The key to apple butter is developing flavor. Using more than one kind of apple (between 2-4 different types) helps build in those layers. Sweeter or tarter apples are great for apple butter, but it doesn’t hurt to throw one more mild variety in with them. Since apples are already full of so much natural sugar, I’m light-handed adding much processed sugar. This year I’ve been opting for Stevia over traditional sugar to lighten things up a tad. One thing to keep in mind is that apple butter can get very sweet, very quickly, so it never hurts to start out easy with the sugar/sweeteners and add more if needed as you go.

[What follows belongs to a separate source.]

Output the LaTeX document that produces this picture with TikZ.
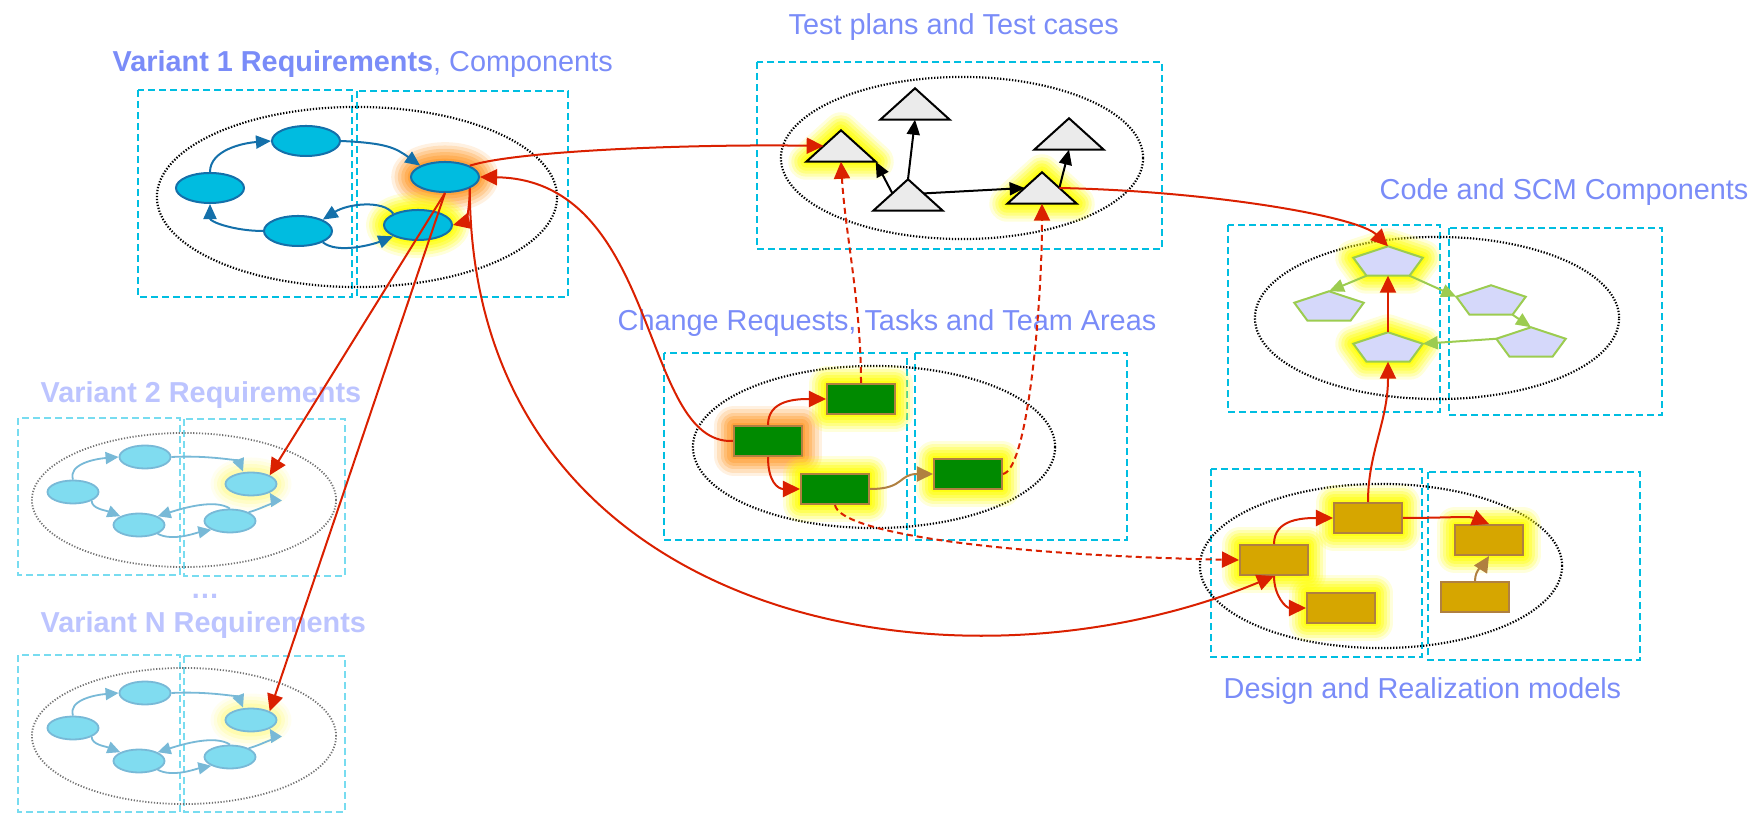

- 6lbs apples, peeled, cored and finely chopped
- 1-2 Cups Stevia sweetener
- 1 and 1/4 Teaspoon cinnamon
- 1/2 Teaspoon nutmeg
- 1/2 Teaspoon ground cloves
- 1/4 Teaspoon allspice
- 1/4 Teaspoon salt
Put apples into a large mixing bowl and set aside. Mix Stevia and all seasonings together in a separate bowl and then pour the mixture over the apples, stirring everything together to coat the apples. Put your apples into your crock pot and cook on high for an hour (stirring now and then), then switch temperature to a low heat and allow the apples to cook 10-11 hours. Remove crock pot lid and allow to cook another hour. For a smoother consistency, I like to puree my apple butter when it’s finished. Keep refrigerated in an airtight container. (This stuff also freezes quite well if you’re making a big batch at once.)
There are a couple things that can go awry with apple butter. If your apple butter comes out a little wonky, fear not. We got into this together, we can get out of it together.
Step one: Don’t panic. We can work with this. There are a few things you can add in your apple butter to bring up the acidity levels to help mellow it back out.
- Zest or juice from a lemon (add it gradually, stirring and tasting to make sure you don’t add so much that it starts becoming tart).
- Vinegar, starting with 1/4 cup. If you think it needs a little more mellowing out, add an additional cap full at a time, mixing and tasting as you go.
- More apple butter. If you’re planning to make a larger quantity of apple butter, you can make an additional batch without much (or any) added sweeteners and then just mix it together with your first batch to balance out the sweetness.
This is an easy fix. Just allow it to continue cooking without the lid so the excess liquid can continue evaporating. You can burn apple butter but you really can’t overcook it, so it’s not going to hurt anything to leave it cooking another hour or two if you want to thicken it up.
And there you have it! Six ways and recipes to help you start incorporating apples into your fall routine. Because can anyone really have too many apples in their life?